|Me and my beautiful Mum (on a separate occasion)|
Over a couple of glasses of wine yesterday I had a fantastic opportunity I think we should all consider: explaining our theological passions in ways that make sense to folk who don't focus so much of their energy on theological matters. I am really not good at switching gears in this way, finding good images and illustrations - I really wish I was. But my Mum's interest galvanised me, and I had a go at explaining the Triune Hub hypothesis that I have been working on. She asked me a fantastic, albeit somewhat deflating question, what difference does that Triune Hub view really make?
That is the key question. What difference does our theology really make to believers' lives? What underpins our passion?

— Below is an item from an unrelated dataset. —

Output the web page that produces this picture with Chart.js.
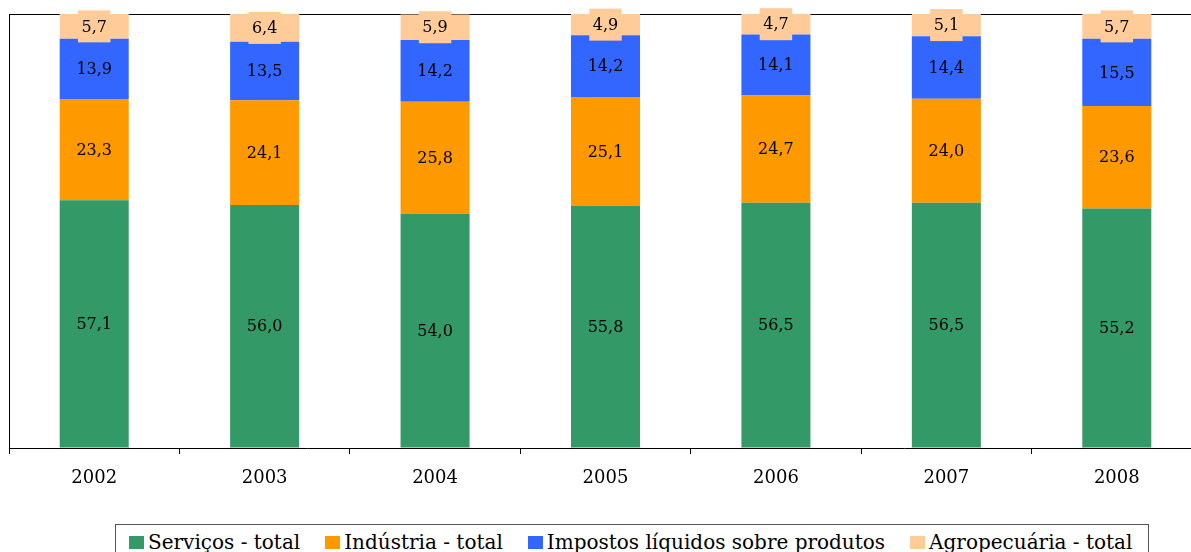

As I went to bed last night I felt a fresh passion to make the Trinity meaningful, central and important for regular Christians. The earliest Christians had a mutated religious hub that now included God, the risen and exalted Christ and the individuated eschatological-era-inaugurating-and-people-of-God-empowering Holy Spirit held in new natural balance. Three centuries of debate and an institutionalising church meant a stable structure that would keep these three in balance was needed and produced the Triune God. But ever since the first century, the church has had a reconfigured core of Three. A saddening realisation dawned on me as I had explained to my Mum how intertwined religious belief in Yahweh for Jews was with their social lives, eating, their calendars, relationships and society, and how that continued in its new threefold form in Christianity: modern "privatised" Christianity, whatever its religious hub, be it unitarian, trinitarian or whatever, is simply a lot smaller by virtue of its privatisation. In fact, an increasing number of westerners don't even feel a need for a relationship with a transcendental or divine being - they just get on with life and human relationships.
As I have developed my trinitarian views, I can honestly say that my Christian faith has at last stabilised considerably, and I integrate my belief in Father, Son and Spirit personally into my prayer life daily. I've felt a deep sense of responsibility that if this approach is to be adopted and used to contribute a return to more trinitarian church and faith in individual believers' lives, then I have to model it. I can't just write about it (as much as I enjoy doing that).
I recently shared a link to an important article by Fred Santers (my post here, the article here) whose title continues to challenge me: We Actually Don’t Need a Trinitarian Revival. What I think he is driving at though is not so much that we don't need to be articulating our religious, spiritual, and worldviews around the Father, Son and Spirit in a fresh or renewed way or with greater vigour. He's saying we don't need to do it in some radically redefined way. I believe what this article and my chat with my Mum, combined with my own walk of faith, have helped me realise is that there are some psychological obstacles in believers' paths preventing us from allowing the radical first-century shake-up in which our Christian faith originated to be accessible in a non-specialised context.
Very few modern Christian worship songs integrate the Trinity (and when they do, they sometimes try and do something weird, like squash it into Jesus). It is hardly ever preached as a subject (which may be fine), but still, with a disproportionately low reference rate to Father, Son and Holy Spirit, despite New Testament strong insistence to the contrary, the discrepancy remains flagrant. Although I am now far more sympathetic and understanding of fourth-century "Triune-God Advocacy" than I used to be, I still bear this grudge: that some of the complex notions introduced in order to keep the Father, Son and Holy Spirit co-essential and co-central to the faith in the great ecumenical councils may have contributed to making believers, including leaders, wary about a more natural integration of trinitarian thinking into their prayer lives, their worship and their social engagement.
So that's why I think the Triune Hub matters. Thanks Mum!